What is expected
In the listing below, locate the lines that hold the string "matplotlib". Copy those lines.

(Source records)
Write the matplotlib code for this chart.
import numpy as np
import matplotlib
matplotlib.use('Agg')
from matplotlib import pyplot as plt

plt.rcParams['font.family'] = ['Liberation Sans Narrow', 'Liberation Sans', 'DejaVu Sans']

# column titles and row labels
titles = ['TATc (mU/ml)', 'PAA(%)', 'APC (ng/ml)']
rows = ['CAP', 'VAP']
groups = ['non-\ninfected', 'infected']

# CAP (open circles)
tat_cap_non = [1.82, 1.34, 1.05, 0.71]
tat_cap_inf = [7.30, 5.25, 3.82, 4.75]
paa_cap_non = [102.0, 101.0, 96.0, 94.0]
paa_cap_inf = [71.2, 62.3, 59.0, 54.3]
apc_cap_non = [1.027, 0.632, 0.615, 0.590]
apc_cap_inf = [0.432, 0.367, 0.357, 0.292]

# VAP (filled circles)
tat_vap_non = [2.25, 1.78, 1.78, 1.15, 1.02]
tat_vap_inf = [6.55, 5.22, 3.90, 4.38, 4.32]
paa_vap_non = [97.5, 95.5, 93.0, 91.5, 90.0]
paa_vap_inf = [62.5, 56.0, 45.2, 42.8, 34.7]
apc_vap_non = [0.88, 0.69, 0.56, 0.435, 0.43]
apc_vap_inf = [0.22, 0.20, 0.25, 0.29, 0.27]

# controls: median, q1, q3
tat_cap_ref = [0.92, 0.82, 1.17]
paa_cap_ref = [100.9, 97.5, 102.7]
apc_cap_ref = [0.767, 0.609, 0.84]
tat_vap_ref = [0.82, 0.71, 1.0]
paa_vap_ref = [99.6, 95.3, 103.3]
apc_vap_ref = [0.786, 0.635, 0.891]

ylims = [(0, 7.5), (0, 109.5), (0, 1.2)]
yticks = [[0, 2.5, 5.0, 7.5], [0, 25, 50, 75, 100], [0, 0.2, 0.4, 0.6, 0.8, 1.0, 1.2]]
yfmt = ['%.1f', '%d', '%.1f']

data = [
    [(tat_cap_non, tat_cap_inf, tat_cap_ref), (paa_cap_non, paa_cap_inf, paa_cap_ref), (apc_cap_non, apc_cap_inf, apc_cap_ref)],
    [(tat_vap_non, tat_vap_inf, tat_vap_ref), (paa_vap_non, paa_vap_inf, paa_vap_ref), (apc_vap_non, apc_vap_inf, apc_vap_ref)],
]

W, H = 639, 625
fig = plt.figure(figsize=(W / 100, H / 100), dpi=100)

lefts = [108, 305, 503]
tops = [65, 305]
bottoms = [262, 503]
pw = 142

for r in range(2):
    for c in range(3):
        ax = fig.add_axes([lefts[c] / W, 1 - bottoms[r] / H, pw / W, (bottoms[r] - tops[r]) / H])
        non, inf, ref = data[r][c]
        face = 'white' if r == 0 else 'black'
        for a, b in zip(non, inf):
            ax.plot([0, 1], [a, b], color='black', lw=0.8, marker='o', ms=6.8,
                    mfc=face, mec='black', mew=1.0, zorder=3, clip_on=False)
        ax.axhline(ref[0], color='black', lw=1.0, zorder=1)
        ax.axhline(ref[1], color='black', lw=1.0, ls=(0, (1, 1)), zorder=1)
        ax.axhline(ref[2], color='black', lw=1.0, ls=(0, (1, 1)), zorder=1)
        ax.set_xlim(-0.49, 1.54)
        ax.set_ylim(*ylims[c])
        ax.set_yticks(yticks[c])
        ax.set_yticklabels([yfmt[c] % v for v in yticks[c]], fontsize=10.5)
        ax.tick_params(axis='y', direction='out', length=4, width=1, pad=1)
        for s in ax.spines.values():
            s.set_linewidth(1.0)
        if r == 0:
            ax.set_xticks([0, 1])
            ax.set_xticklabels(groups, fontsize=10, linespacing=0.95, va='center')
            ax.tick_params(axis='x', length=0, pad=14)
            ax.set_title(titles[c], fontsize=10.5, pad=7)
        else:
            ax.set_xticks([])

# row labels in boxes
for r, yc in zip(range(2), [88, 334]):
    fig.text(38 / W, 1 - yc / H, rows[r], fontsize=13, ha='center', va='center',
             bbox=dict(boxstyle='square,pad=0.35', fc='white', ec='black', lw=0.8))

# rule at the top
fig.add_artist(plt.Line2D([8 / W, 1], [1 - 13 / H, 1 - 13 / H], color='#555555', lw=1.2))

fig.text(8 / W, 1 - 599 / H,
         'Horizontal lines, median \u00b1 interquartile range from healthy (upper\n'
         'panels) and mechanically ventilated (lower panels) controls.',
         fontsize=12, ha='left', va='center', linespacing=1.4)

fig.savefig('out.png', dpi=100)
...
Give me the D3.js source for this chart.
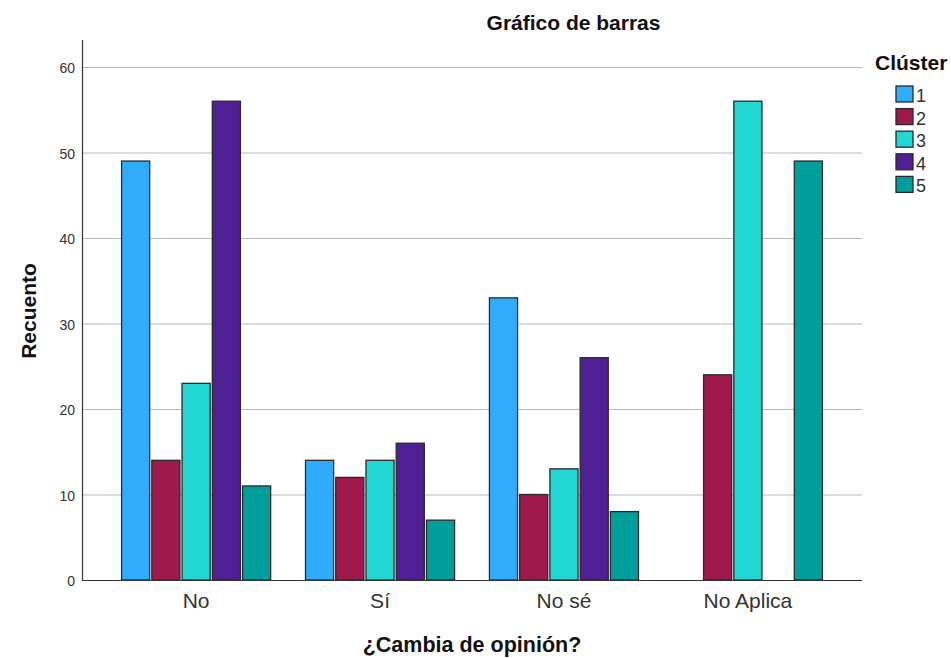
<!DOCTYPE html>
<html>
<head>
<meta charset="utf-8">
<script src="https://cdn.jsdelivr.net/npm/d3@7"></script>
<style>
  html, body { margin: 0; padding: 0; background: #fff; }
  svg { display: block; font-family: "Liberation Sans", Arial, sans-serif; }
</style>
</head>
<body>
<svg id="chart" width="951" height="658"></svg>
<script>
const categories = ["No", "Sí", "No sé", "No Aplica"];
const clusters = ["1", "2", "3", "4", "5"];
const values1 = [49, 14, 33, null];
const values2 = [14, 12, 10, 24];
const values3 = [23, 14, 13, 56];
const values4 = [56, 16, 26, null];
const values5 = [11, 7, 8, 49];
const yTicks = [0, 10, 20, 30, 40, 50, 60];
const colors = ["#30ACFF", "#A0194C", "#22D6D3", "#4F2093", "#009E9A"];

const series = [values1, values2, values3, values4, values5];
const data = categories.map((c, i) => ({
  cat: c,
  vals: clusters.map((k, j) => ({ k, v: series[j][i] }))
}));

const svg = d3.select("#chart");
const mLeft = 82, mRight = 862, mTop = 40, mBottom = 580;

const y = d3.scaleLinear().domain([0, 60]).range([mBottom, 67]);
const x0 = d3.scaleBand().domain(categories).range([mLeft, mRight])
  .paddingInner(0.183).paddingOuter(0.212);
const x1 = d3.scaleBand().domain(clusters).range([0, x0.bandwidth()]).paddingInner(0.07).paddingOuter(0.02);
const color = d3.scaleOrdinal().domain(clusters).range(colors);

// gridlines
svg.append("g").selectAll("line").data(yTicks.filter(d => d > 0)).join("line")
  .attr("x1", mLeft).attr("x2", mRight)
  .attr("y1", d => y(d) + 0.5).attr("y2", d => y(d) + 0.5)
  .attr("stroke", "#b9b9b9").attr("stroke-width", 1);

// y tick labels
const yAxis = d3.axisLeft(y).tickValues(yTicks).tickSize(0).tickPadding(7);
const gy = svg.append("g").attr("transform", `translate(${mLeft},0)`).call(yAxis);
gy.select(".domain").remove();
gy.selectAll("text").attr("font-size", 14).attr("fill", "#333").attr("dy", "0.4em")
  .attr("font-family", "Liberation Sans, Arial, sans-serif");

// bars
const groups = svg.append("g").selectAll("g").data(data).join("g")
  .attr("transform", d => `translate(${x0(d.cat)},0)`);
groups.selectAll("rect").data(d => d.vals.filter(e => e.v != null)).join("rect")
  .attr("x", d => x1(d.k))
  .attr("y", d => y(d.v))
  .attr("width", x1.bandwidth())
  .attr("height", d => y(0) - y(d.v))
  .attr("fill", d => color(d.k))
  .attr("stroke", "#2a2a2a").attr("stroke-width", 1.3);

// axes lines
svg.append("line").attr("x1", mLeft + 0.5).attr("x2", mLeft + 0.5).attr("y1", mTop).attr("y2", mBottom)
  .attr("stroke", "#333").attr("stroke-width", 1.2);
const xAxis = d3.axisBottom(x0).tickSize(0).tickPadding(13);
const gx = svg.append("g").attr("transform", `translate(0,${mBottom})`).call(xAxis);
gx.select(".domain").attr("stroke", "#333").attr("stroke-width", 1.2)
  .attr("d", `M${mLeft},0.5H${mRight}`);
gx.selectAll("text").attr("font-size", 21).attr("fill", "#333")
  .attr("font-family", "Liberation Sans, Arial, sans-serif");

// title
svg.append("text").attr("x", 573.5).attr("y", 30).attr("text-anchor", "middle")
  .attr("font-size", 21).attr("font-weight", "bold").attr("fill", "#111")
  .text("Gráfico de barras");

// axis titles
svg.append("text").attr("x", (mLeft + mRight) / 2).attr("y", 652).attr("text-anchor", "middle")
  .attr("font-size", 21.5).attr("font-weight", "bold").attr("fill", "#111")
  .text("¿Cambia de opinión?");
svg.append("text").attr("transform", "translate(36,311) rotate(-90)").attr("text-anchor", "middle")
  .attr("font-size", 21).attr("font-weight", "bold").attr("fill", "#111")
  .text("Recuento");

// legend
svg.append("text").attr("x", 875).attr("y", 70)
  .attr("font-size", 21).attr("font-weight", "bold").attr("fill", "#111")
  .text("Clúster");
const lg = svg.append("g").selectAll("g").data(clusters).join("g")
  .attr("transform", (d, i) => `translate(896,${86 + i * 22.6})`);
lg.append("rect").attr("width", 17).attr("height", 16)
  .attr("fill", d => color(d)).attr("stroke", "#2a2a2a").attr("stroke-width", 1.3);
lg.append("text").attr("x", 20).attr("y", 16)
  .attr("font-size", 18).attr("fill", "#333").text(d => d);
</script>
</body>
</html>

Written solution
Write the matplotlib code for this chart.
import matplotlib
matplotlib.use('Agg')
from matplotlib import pyplot as plt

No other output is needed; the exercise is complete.